Greek Prime Minister George Papandreou echoed those comments, saying in Davos he was focused on cutting the deficit and restoring confidence. "Greece is in a situation where we need to take very strong measures and structural changes in our country," he said. "We're determined to implement the programme."
The eurozone member partially regained investor confidence on Monday when it succeeded in selling 8 billion euros of bonds and announced plans to sell more in February. It has pledged to cut its budget deficit this year to 8.7 percent of gross domestic product from over 12 percent and return to the EU's 3 percent cap by 2012.

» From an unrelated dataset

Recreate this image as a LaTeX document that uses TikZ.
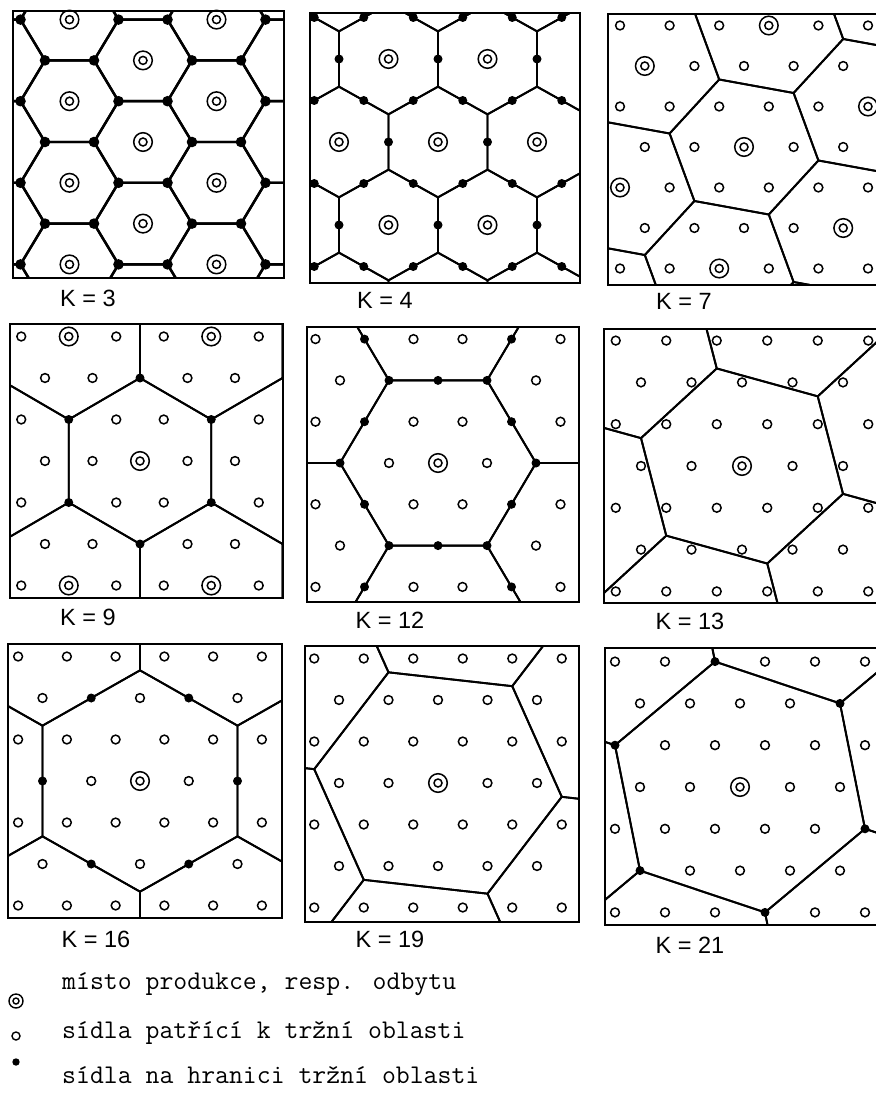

But fears that Athens will not be able to rein in spending have continued to haunt markets, putting pressure on the euro and even prompting speculation that Greece would be forced to default or leave the 16-member eurozone. Papandreou said Greece would stick with the euro. "On balance one has to say, is the eurozone good for us or bad for us? It's good for us," he said.
"You don't have all the tools, you have other things that protect us. We have to make difficult internal changes." Almunia's comments went a little way to calm sooth jittery debt markets on Friday. The cost of insuring Greek government debt against default fell to 397,000 euros per 10 million of exposure from a record high of 422,500 on Thursday, according to the five-year credit default swap prices from CMA DataVision.